The Peopling of California in Pacific Context: Parallels, Connections, Political and Cultural Consequences

Saturday, January 7, 2017: 10:50 AM
Room 503 (Colorado Convention Center)
Edward R. Dickinson, University of California, Davis
California today is among the most diverse societies in the world, with a foreign-born population of around 27 percent. Australia and New Zealand have foreign-born populations almost as high; few nations rival these societies in diversity. There is a simple reason: all three societies were conquered and settled in similar ways, often by similar groups, sometimes literally by the same people, and with funding largely from the same Scottish and English banks.

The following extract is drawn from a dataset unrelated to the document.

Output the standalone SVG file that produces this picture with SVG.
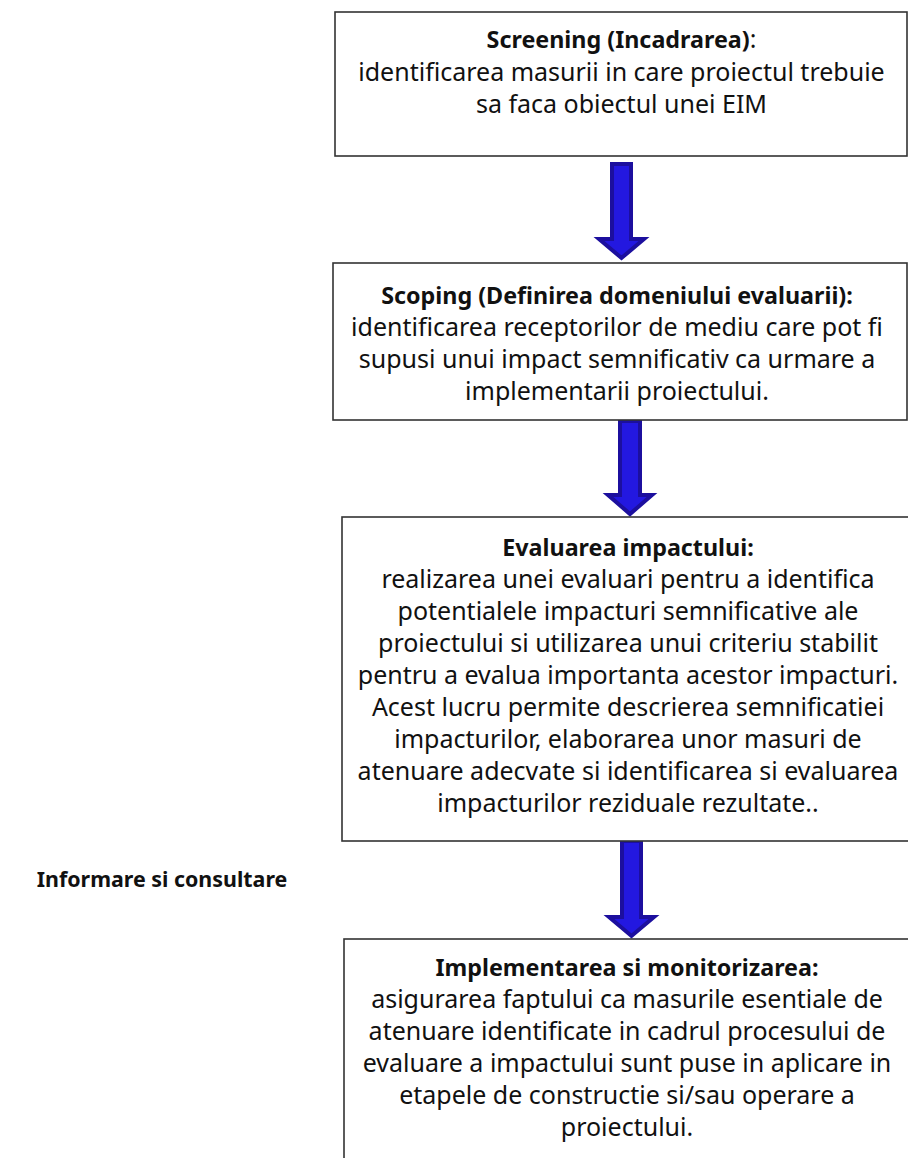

In all three cases, indigenous populations were nearly obliterated by genocidal campaigns using virtually the same methods, and pursuing the same aims, in the middle third of the nineteenth century. In all three, the late nineteenth century saw a surge of settlement in which private and public labor recruiters sought to match population groups with particular skills to particular resources—Irish and Basque sheep herders to arid sheep country, Chinese and Welsh miners to goldfields, Italian wine-makers to rich volcanic hill country, Portuguese and Amalfitan fishermen to rocky coasts, Japanese horticulturalists to rich alluvial valleys, and so on. Finally, after adopting discriminatory legislation against Asian immigrants between 1882 and 1926, in the last quarter of the twentieth century all three societies aggressively recruited well-educated labor and entrepreneurial talent from the highly innovative and economically expanding societies of Asia. This presentation will offer suggestions of topics, texts, and images for reconceptualizing the long-term population history of California as part of a focused, self-conscious, and often coordinated regional development effort in the Pacific Basin.